Reviewed Jun 21, 2012
I think we can probably say that there are an unlimited number of WW II-related films such as the classic ones like The Guns of Navarone, The Dirty Dozen, A Bridge Too Far, Apocalypse Now and even the modern one such as Valkyrie. Why do so many films explore that theme? I think it’s because WW II is one of the very important moments in human history, both in terms of human rights violations, the atrocities of war and also taking account of those who must suffer as war casualties.
Although Saving Private Ryan is fictional ; nevertheless, in terms of history, thanks to technology, Steven Spielberg managed to bring back the horror that occurred on the D-Day, when Allied troops landed in Normandy on June 6, 1944. Honestly, in my opinion, this is Spielberg’s most violent films.
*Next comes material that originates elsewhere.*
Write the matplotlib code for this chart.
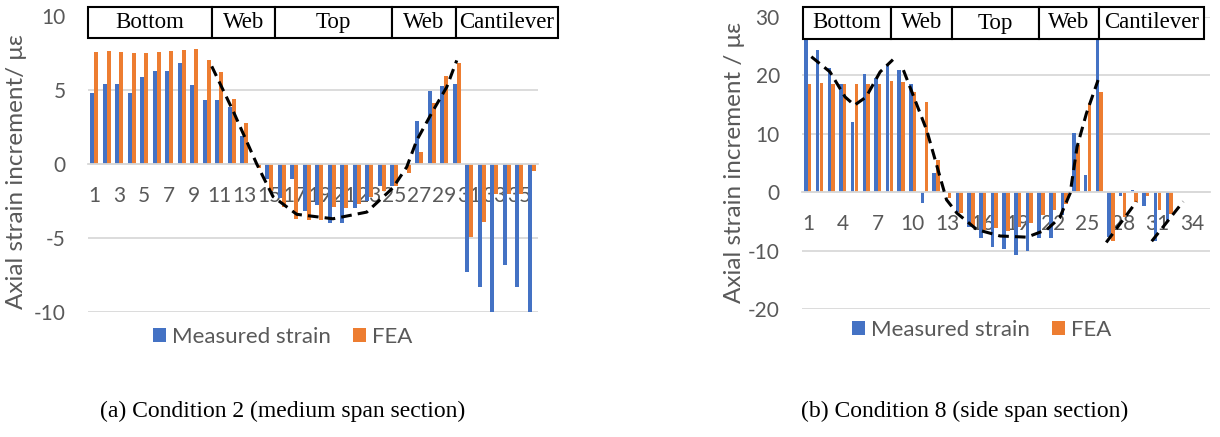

With the jaw-dropping opening scene, the blood-bath was not sugar-coated at all, scene after scene presented with a handheld, shaky camera style, with a particular cold color tone, the ricocheting bullets, mortar explosions, the bloodbath, the combat casualties and so on really make the battle scenes seem realistic. All this further strengthens the moral message that for any reason, war is making everyone miserable.
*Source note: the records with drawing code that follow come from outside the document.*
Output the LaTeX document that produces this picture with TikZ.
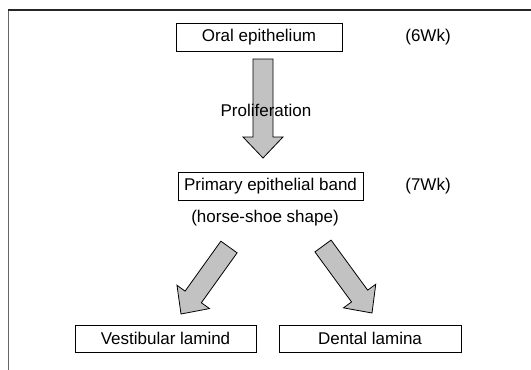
\documentclass[tikz,border=0pt]{standalone}
\usepackage{fontspec}
\setmainfont{Liberation Sans}
\usetikzlibrary{calc}

\tikzset{
  stagebox/.style={draw=black, line width=0.9pt, inner sep=0pt, minimum height=28pt, font=\fontsize{17}{20}\selectfont},
  plaintext/.style={inner sep=0pt, font=\fontsize{17}{20}\selectfont},
  fatarrow/.style={draw=black, line width=0.8pt, fill=black!24, line join=miter},
  frameline/.style={draw=black!60, line width=0.8pt}
}

% block arrow from tail #1 to tip #2
\newcommand{\blockarrow}[2]{%
  \coordinate (#1-#2-h) at ($(#2)!21pt!(#1)$);
  \draw[fatarrow] ($(#1)!10pt!-90:(#2)$) -- ($(#1-#2-h)!10pt!-90:(#2)$) -- ($(#1-#2-h)!20pt!-90:(#2)$) -- (#2)
    -- ($(#1-#2-h)!20pt!90:(#2)$) -- ($(#1-#2-h)!10pt!90:(#2)$) -- ($(#1)!10pt!90:(#2)$) -- cycle;}

\begin{document}
\begin{tikzpicture}[x=1pt,y=1pt,yscale=-1,xscale=1]
\useasboundingbox (0,0) rectangle (531,370);

% frame
\draw[frameline] (8,10) -- (8,370);
\draw[frameline, draw=black!85, line width=1.1pt] (8,10) -- (531,10);

% Arrow ends
\coordinate (prolS) at (263,59);
\coordinate (prolE) at (263,158);
\coordinate (vestS) at (229,247);
\coordinate (vestE) at (181,314);
\coordinate (dentS) at (323,246);
\coordinate (dentE) at (372,313);

\blockarrow{prolS}{prolE}
\blockarrow{vestS}{vestE}
\blockarrow{dentS}{dentE}

% Stage boxes
\node[stagebox, minimum width=166pt] (oral) at (259,37) {Oral epithelium};
\node[stagebox, minimum width=185pt] (band) at (270.5,186) {Primary epithelial band};
\node[stagebox, minimum width=181pt, minimum height=27pt] (vest) at (165.5,338.5) {Vestibular lamind};
\node[stagebox, minimum width=182pt, minimum height=27pt] (dent) at (370,338.5) {Dental lamina};

% Text Node
\node[plaintext] (prol) at (266,110) {Proliferation};
\node[plaintext] (shoe) at (265,218) {(horse-shoe shape)};
\node[plaintext] (wk6) at (428,37) {(6Wk)};
\node[plaintext] (wk7) at (428,186) {(7Wk)};

\end{tikzpicture}
\end{document}
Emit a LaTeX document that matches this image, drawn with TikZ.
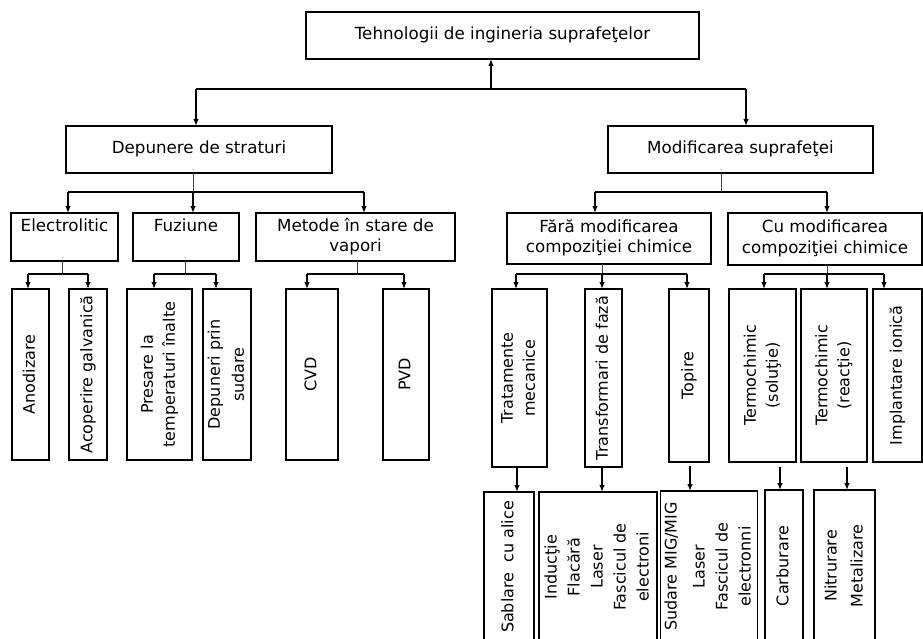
\documentclass[tikz,border=0pt]{standalone}
\usepackage{fontspec}
\setmainfont{DejaVu Sans}
\usepackage{graphicx}
\usetikzlibrary{arrows.meta}
\newcommand{\vt}[2][22]{\rotatebox{90}{\fontsize{16}{#1}\selectfont\begin{tabular}{@{}c@{}}#2\end{tabular}}}
\newcommand{\hx}[1]{{\fontsize{16.7}{20}\selectfont\begin{tabular}{@{}c@{}}#1\end{tabular}}}
\tikzset{
  box/.style={draw, line width=1.1pt, inner sep=0pt, outer sep=0pt, align=center},
  ln/.style={line width=1.3pt},
  stub/.style={line width=0.9pt, black!75},
  arr/.style={line width=1.3pt, -{Latex[length=7pt,width=5.5pt]}},
}
\begin{document}
\begin{tikzpicture}[x=1pt,y=-1pt]
\useasboundingbox (0,0) rectangle (923,639);
% level 0
\node[box, minimum width=393pt, minimum height=47pt] (top) at (502.5,35.5) {\hx{Tehnologii de ingineria suprafeţelor}};
% level 1
\node[box, minimum width=266pt, minimum height=47pt] (dep) at (199,149.5) {\hx{Depunere de straturi}};
\node[box, minimum width=265pt, minimum height=47pt] (mod) at (740.5,149.5) {\hx{Modificarea suprafeţei}};
% level 2
\node[box, minimum width=107pt, minimum height=48pt] (ele) at (64.5,237) {\hx{Electrolitic\\~}};
\node[box, minimum width=106pt, minimum height=48pt] (fuz) at (186,237) {\hx{Fuziune\\~}};
\node[box, minimum width=199pt, minimum height=48pt] (met) at (355.5,237) {\hx{Metode în stare de\\vapori}};
\node[box, minimum width=204pt, minimum height=51pt] (fara) at (609,238.5) {\hx{Fără modificarea\\compoziţiei chimice}};
\node[box, minimum width=194pt, minimum height=52pt] (cu) at (825,239) {\hx{Cu modificarea\\compoziţiei chimice}};
% level 3 left
\node[box, minimum width=37pt, minimum height=171pt] (ano) at (30.5,374.5) {\vt{Anodizare}};
\node[box, minimum width=38pt, minimum height=171pt] (aco) at (88,374.5) {\vt{Acoperire galvanică}};
\node[box, minimum width=65pt, minimum height=171pt] (pre) at (159.5,374.5) {\vt{Presare la\\temperaturi înalte}};
\node[box, minimum width=46pt, minimum height=171pt] (dpr) at (227,374.5) {\vt[24]{Depuneri prin\\sudare}};
\node[box, minimum width=52pt, minimum height=171pt] (cvd) at (312,374.5) {\vt{CVD}};
\node[box, minimum width=46pt, minimum height=171pt] (pvd) at (406,374.5) {\vt{PVD}};
% level 3 right
\node[box, minimum width=55pt, minimum height=178pt] (trat) at (519.5,378) {\vt{Tratamente\\mecanice}};
\node[box, minimum width=37pt, minimum height=178pt] (trans) at (603.5,378) {\vt{Transformari de fază}};
\node[box, minimum width=40pt, minimum height=173pt] (topi) at (689,375.5) {\vt{Topire}};
\node[box, minimum width=67pt, minimum height=173pt] (tsol) at (762.5,375.5) {\vt{Termochimic\\(soluţie)}};
\node[box, minimum width=66pt, minimum height=173pt] (trea) at (834,375.5) {\vt{Termochimic\\(reacţie)}};
\node[box, minimum width=49pt, minimum height=173pt] (impl) at (897.5,375.5) {\vt{Implantare ionică}};
% level 4
\node[box, minimum width=50pt, minimum height=150pt] (sab) at (509,567) {\vt{Sablare\ \ cu alice\hspace{4pt}}};
\node[box, minimum width=118pt, minimum height=150pt] (ind) at (598,567) {\vt[23]{Inducţie\\Flacără\\Laser\\Fascicul de\\electroni}};
\node[box, minimum width=94pt, minimum height=151pt] (sud) at (709,566.5) {\vt[23]{Sudare MIG/MIG\\[5pt]Laser\\Fascicul de\\electronni}};
\node[box, minimum width=38pt, minimum height=152pt] (carb) at (784,566) {\vt{Carburare}};
\node[box, minimum width=61pt, minimum height=152pt] (nit) at (844.5,566) {\vt[26]{Nitrurare\\Metalizare}};
% connectors level 0-1
\coordinate (j0) at (491,89);
\coordinate (jl) at (196,89);
\coordinate (jr) at (746,89);
\draw[ln] (jl) -- (jr);
\draw[arr] (j0) -- (j0 |- top.south);
\draw[arr] (jl) -- (jl |- dep.north);
\draw[arr] (jr) -- (jr |- mod.north);
% level 1-2 left
\coordinate (dl) at (68,192);
\coordinate (dm) at (193,192);
\coordinate (dr) at (364,192);
\draw[stub] (dm |- dep.south) -- (dm);
\draw[ln] (dl) -- (dr);
\draw[arr] (dl) -- (dl |- ele.north);
\draw[arr] (dm) -- (dm |- fuz.north);
\draw[arr] (dr) -- (dr |- met.north);
% level 1-2 right
\coordinate (ml) at (595,192);
\coordinate (mm) at (721,192);
\coordinate (mr) at (827,192);
\draw[stub] (mm |- mod.south) -- (mm);
\draw[ln] (ml) -- (mr);
\draw[arr] (ml) -- (ml |- fara.north);
\draw[arr] (mr) -- (mr |- cu.north);
% level 2-3 left
\coordinate (el) at (28,274);
\coordinate (em) at (62,274);
\coordinate (er) at (88,274);
\draw[stub] (em |- ele.south) -- (em);
\draw[ln] (el) -- (er);
\draw[arr] (el) -- (el |- ano.north);
\draw[arr] (er) -- (er |- aco.north);
\coordinate (fl) at (154,274);
\coordinate (fm) at (185,274);
\coordinate (fr) at (216,274);
\draw[stub] (fm |- fuz.south) -- (fm);
\draw[ln] (fl) -- (fr);
\draw[arr] (fl) -- (fl |- pre.north);
\draw[arr] (fr) -- (fr |- dpr.north);
\coordinate (vl) at (307,274);
\coordinate (vm) at (357,274);
\coordinate (vr) at (404,274);
\draw[stub] (vm |- met.south) -- (vm);
\draw[ln] (vl) -- (vr);
\draw[arr] (vl) -- (vl |- cvd.north);
\draw[arr] (vr) -- (vr |- pvd.north);
% level 2-3 right
\coordinate (al) at (516,274);
\coordinate (am) at (602,274);
\coordinate (ar) at (687,274);
\draw[stub] (am |- fara.south) -- (am);
\draw[ln] (al) -- (ar);
\draw[arr] (al) -- (al |- trat.north);
\draw[arr] (am) -- (am |- trans.north);
\draw[arr] (ar) -- (ar |- topi.north);
\coordinate (cl) at (764,274);
\coordinate (cm) at (827,274);
\coordinate (cr) at (884,274);
\draw[stub] (cm |- cu.south) -- (cm);
\draw[ln] (cl) -- (cr);
\draw[arr] (cl) -- (cl |- tsol.north);
\draw[arr] (cm) -- (cm |- trea.north);
\draw[arr] (cr) -- (cr |- impl.north);
% level 3-4
\coordinate (k1) at (517,0);
\coordinate (k2) at (602,0);
\coordinate (k3) at (690,0);
\coordinate (k4) at (780,0);
\coordinate (k5) at (847,0);
\draw[arr] (k1 |- trat.south) -- (k1 |- sab.north);
\draw[arr] (k2 |- trans.south) -- (k2 |- ind.north);
\draw[arr, shorten <=4pt] (k3 |- topi.south) -- (k3 |- sud.north);
\draw[arr, shorten <=5pt] (k4 |- tsol.south) -- (k4 |- carb.north);
\draw[arr, shorten <=5pt] (k5 |- trea.south) -- (k5 |- nit.north);
\end{tikzpicture}
\end{document}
The core of this film, as its title bears, is actually very silly, the struggle of an American platoon led by Captain Miller (Tom Hanks) must take the danger to save the life of a soldier named Ryan (Matt Damon) from an area occupied by The Germans. Apart from the packaging of the war, the film is quite dramatic in terms of plot, the conflict of the characters in the film, including the excellent CGI work and cinematography. In regards to the Academy Award obtained, it seems fair to consider Saving Private Ryan as one of the best modern movies about WW II.